Both numbers are higher than the same period last year, when 11 students had been diagnosed with flu and another 45 with a viral illness. But they are much lower than previous flu outbreaks on campus, especially during the 2009-10 H1N1 pandemic.
“Our numbers suggest an elevated level of flu this year, but certainly nothing close to an epidemic level among the students and not nearly as high as the rest of the country,” he said.
Friedman said that about 2 percent of Stanford students who visit the Vaden Health Center are diagnosed with the actual flu. That is far less than the 6 percent rate among Californians in general, according to statistics from the Centers for Disease Control and Prevention (CDC). By comparison, about 9 percent of visits to Vaden during the H1N1 pandemic resulted in a flu diagnosis.
Flu is always a source of great concern at Stanford and other highly residential campuses. Isolating ill students is often challenging in residences. Even when isolation is possible, motivated students often opt to attend classes although they are sick. In addition, college students sometimes fail to get adequate sleep or eat the healthy meals they enjoyed at home, making them more susceptible to illness.

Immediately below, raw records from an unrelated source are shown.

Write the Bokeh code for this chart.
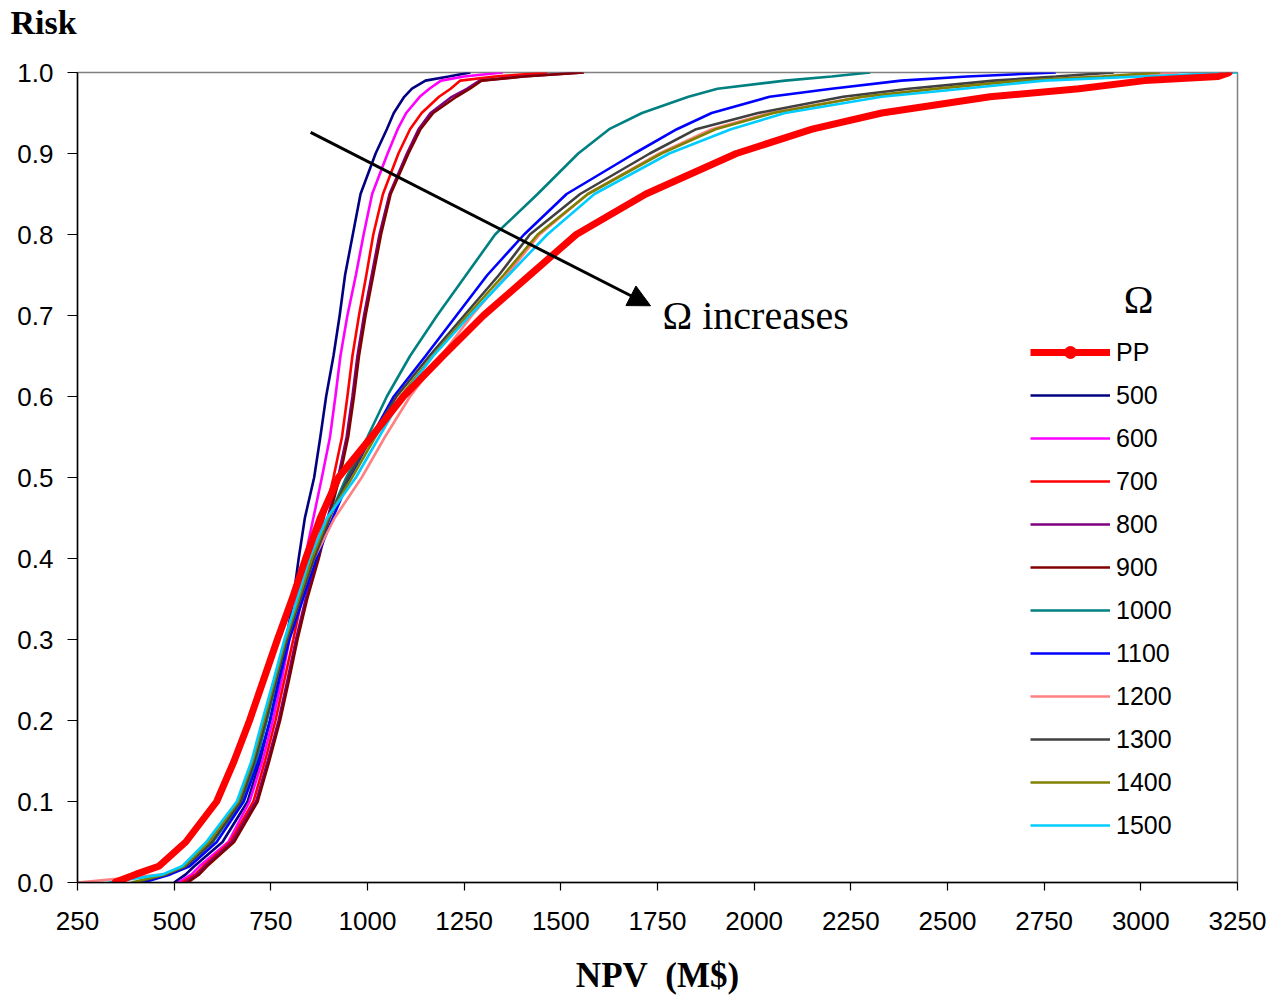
from bokeh.plotting import figure
from bokeh.models import (Legend, LegendItem, Label, Arrow, NormalHead, Range1d,
                          FixedTicker, PrintfTickFormatter, Title)
from bokeh.embed import file_html
from bokeh.resources import INLINE

# Cumulative risk levels (y) and the NPV (M$) read at each level for every series
risk = [0, 0.01, 0.02, 0.05, 0.1, 0.15, 0.2, 0.25, 0.3, 0.35, 0.4, 0.45, 0.5, 0.55,
        0.6, 0.65, 0.7, 0.75, 0.8, 0.85, 0.9, 0.93, 0.95, 0.97, 0.98, 0.99, 0.995, 1.0]

npv_pp = [345, 400, 460, 530, 610, 655, 695, 731, 767, 805, 840, 878, 925, 1010,
          1093, 1195, 1300, 1420, 1540, 1720, 1954, 2150, 2330, 2610, 2840, 3010, 3200, 3230]
npv_500 = [500, 530, 552, 625, 690, 722, 748, 770, 790, 808, 822, 838, 862, 878,
           893, 912, 928, 942, 962, 982, 1021, 1050, 1068, 1095, 1115, 1150, 1210, 1266]
npv_600 = [510, 545, 565, 640, 695, 728, 755, 778, 798, 815, 838, 860, 882, 903,
           917, 930, 948, 970, 990, 1012, 1052, 1078, 1100, 1135, 1160, 1190, 1250, 1350]
npv_700 = [520, 555, 575, 645, 705, 735, 762, 785, 808, 830, 860, 887, 912, 934,
           948, 961, 978, 997, 1015, 1040, 1080, 1110, 1140, 1185, 1215, 1240, 1330, 1465]
npv_800 = [530, 560, 580, 650, 712, 742, 770, 793, 815, 840, 870, 897, 924, 946,
           961, 974, 991, 1011, 1031, 1057, 1102, 1132, 1163, 1218, 1258, 1290, 1400, 1555]
npv_900 = [535, 565, 585, 655, 716, 746, 774, 797, 819, 844, 874, 900, 928, 950,
           965, 978, 995, 1015, 1035, 1060, 1106, 1137, 1170, 1230, 1265, 1295, 1405, 1560]
npv_1000 = [400, 480, 530, 600, 675, 712, 740, 765, 792, 825, 860, 900, 945, 1000,
            1050, 1110, 1180, 1255, 1330, 1440, 1545, 1625, 1710, 1830, 1905, 2080, 2200, 2300]
npv_1100 = [420, 490, 540, 610, 680, 718, 748, 772, 798, 833, 868, 910, 955, 1010,
            1068, 1150, 1230, 1310, 1405, 1515, 1690, 1800, 1890, 2040, 2200, 2380, 2550, 2780]
npv_1200 = [250, 475, 525, 590, 668, 705, 733, 762, 790, 825, 862, 915, 985, 1045,
            1110, 1190, 1270, 1360, 1445, 1570, 1755, 1890, 2040, 2280, 2470, 2680, 2900, 3100]
npv_1300 = [400, 480, 530, 598, 672, 708, 737, 764, 792, 826, 862, 902, 950, 1010,
            1075, 1160, 1250, 1340, 1420, 1550, 1730, 1850, 2010, 2230, 2400, 2620, 2780, 2930]
npv_1400 = [390, 475, 525, 590, 666, 703, 732, 760, 788, 822, 856, 898, 960, 1020,
            1085, 1168, 1258, 1352, 1440, 1570, 1760, 1900, 2050, 2280, 2470, 2690, 2900, 3050]
npv_1500 = [330, 470, 520, 583, 662, 700, 728, 757, 785, 818, 850, 895, 970, 1030,
            1090, 1170, 1265, 1365, 1465, 1587, 1780, 1940, 2080, 2330, 2540, 2750, 3000, 3250]

series_names = ["500", "600", "700", "800", "900", "1000", "1100", "1200", "1300", "1400", "1500"]
series_values = [npv_500, npv_600, npv_700, npv_800, npv_900, npv_1000, npv_1100,
                 npv_1200, npv_1300, npv_1400, npv_1500]
series_colors = ["#000080", "#FF00FF", "#FF0000", "#800080", "#800000", "#008080",
                 "#0000FF", "#FF8080", "#404040", "#808000", "#00CCFF"]

x_ticks = [250, 500, 750, 1000, 1250, 1500, 1750, 2000, 2250, 2500, 2750, 3000, 3250]
y_ticks = [0.0, 0.1, 0.2, 0.3, 0.4, 0.5, 0.6, 0.7, 0.8, 0.9, 1.0]

p = figure(frame_width=1160, frame_height=810, output_backend="svg", toolbar_location=None,
           x_range=Range1d(250, 3250), y_range=Range1d(0, 1.0), title=None,
           min_border_left=77, min_border_right=31, min_border_top=72, min_border_bottom=100)
p.background_fill_color = "white"
p.border_fill_color = "white"
p.outline_line_color = "#808080"
p.outline_line_width = 1.5
p.xgrid.visible = False
p.ygrid.visible = False

# spacer title next to the frame, then the "Risk" heading above it
p.add_layout(Title(text=" ", text_font_size="20px", standoff=6), "above")
p.add_layout(Title(text="Risk", align="left", vertical_align="top", offset=-67, standoff=0,
                   text_font="Liberation Serif", text_font_style="bold",
                   text_font_size="34px", text_color="black"), "above")

TICK_FONT = "Liberation Sans"
for ax in (p.xaxis[0], p.yaxis[0]):
    ax.axis_line_color = "black"
    ax.axis_line_width = 1.5
    ax.major_tick_line_color = "black"
    ax.major_tick_line_width = 1.2
    ax.major_tick_in = 0
    ax.minor_tick_line_color = None
    ax.major_label_text_font = TICK_FONT
    ax.major_label_text_font_size = "26px"
    ax.major_label_text_color = "black"

p.xaxis.ticker = FixedTicker(ticks=x_ticks)
p.xaxis.major_tick_out = 8
p.xaxis.major_label_standoff = 21
p.xaxis.axis_label = "NPV\u00a0\u00a0(M$)"
p.xaxis.axis_label_text_font = "Liberation Serif"
p.xaxis.axis_label_text_font_style = "bold"
p.xaxis.axis_label_text_font_size = "35px"
p.xaxis.axis_label_text_color = "black"
p.xaxis.axis_label_standoff = 23

p.yaxis.ticker = FixedTicker(ticks=y_ticks)
p.yaxis.formatter = PrintfTickFormatter(format="%.1f")
p.yaxis.major_tick_out = 10
p.yaxis.major_label_standoff = 14

items = []
renderers = {}
for name, vals, col in zip(series_names, series_values, series_colors):
    r = p.line(vals, risk, line_color=col, line_width=2.6)
    renderers[name] = r

pp_line = p.line(npv_pp, risk, line_color="#FF0000", line_width=7)
pp_dots = p.scatter(npv_pp, risk, size=5, marker="circle", fill_color="#FF0000",
                    line_color="#FF0000")

items.append(LegendItem(label="PP", renderers=[pp_line, pp_dots]))
for name in series_names:
    items.append(LegendItem(label=name, renderers=[renderers[name]]))

legend = Legend(items=items, location=(943, 32), glyph_width=80, glyph_height=30,
                label_height=30, spacing=13, padding=10, label_standoff=6,
                border_line_alpha=0, background_fill_alpha=0,
                label_text_font=TICK_FONT, label_text_font_size="25px",
                label_text_color="black")
p.add_layout(legend)

p.add_layout(Label(x=2994, y=0.72, text="Ω", text_align="center",
                   text_baseline="alphabetic", text_font="Liberation Serif",
                   text_font_size="40px", text_color="black"))
p.add_layout(Label(x=1763, y=0.70, text="Ω increases", text_align="left",
                   text_baseline="alphabetic", text_font="Liberation Serif",
                   text_font_size="40px", text_color="black"))

p.add_layout(Arrow(x_start=853, y_start=0.926, x_end=1732, y_end=0.712,
                   line_width=3, line_color="black",
                   end=NormalHead(size=22, fill_color="black", line_color="black")))

open("out.html", "w").write(file_html(p, INLINE))
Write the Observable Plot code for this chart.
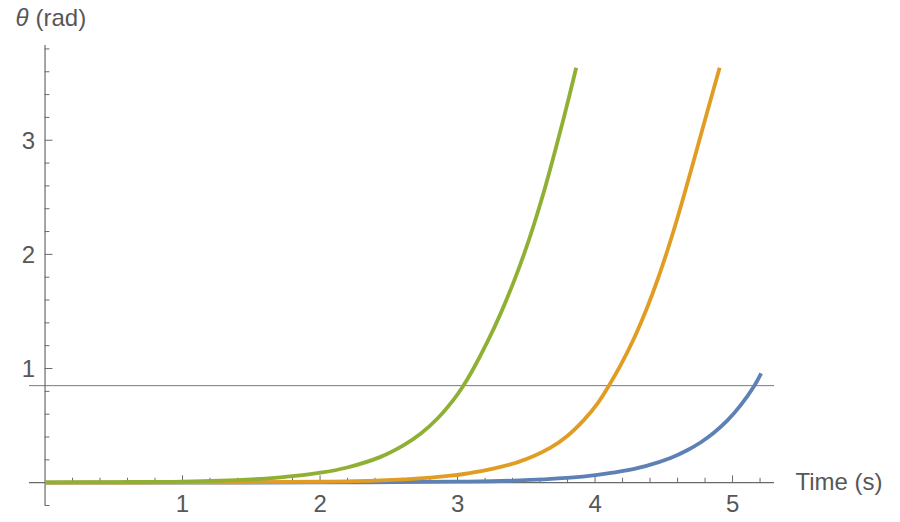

This year, Friedman said Stanford placed a heavy emphasis on vaccinating as many faculty, staff and students as possible. The vaccines were administered for free at multiple clinics throughout campus. As a result, more than 7,200 shots were administered. Friedman estimates that about 26 percent of undergraduates were vaccinated, which is an increase of 77 percent from last year.
“Way before we got a clue that this was going to be a big influenza year, we started to plan for more aggressive flu vaccines,” he said. Friedman said Vaden health care providers collaborated with the university’s Occupational Health Center and the Flu Crew, a group of medical students who volunteer to administer shots, to increase the number of vaccination clinics.
“If you can get 26 percent of any population vaccinated, that’s great,” Friedman said, adding, “And that number doesn’t even include the students who might have gotten a vaccination elsewhere.”
Friedman said there is no way to assess whether the higher-than-usual vaccination rate diminished the flu outbreak on campus. But what is clear, according to the CDC, is that the flu vaccination has been found to be about 60 to 65 percent effective at preventing illness.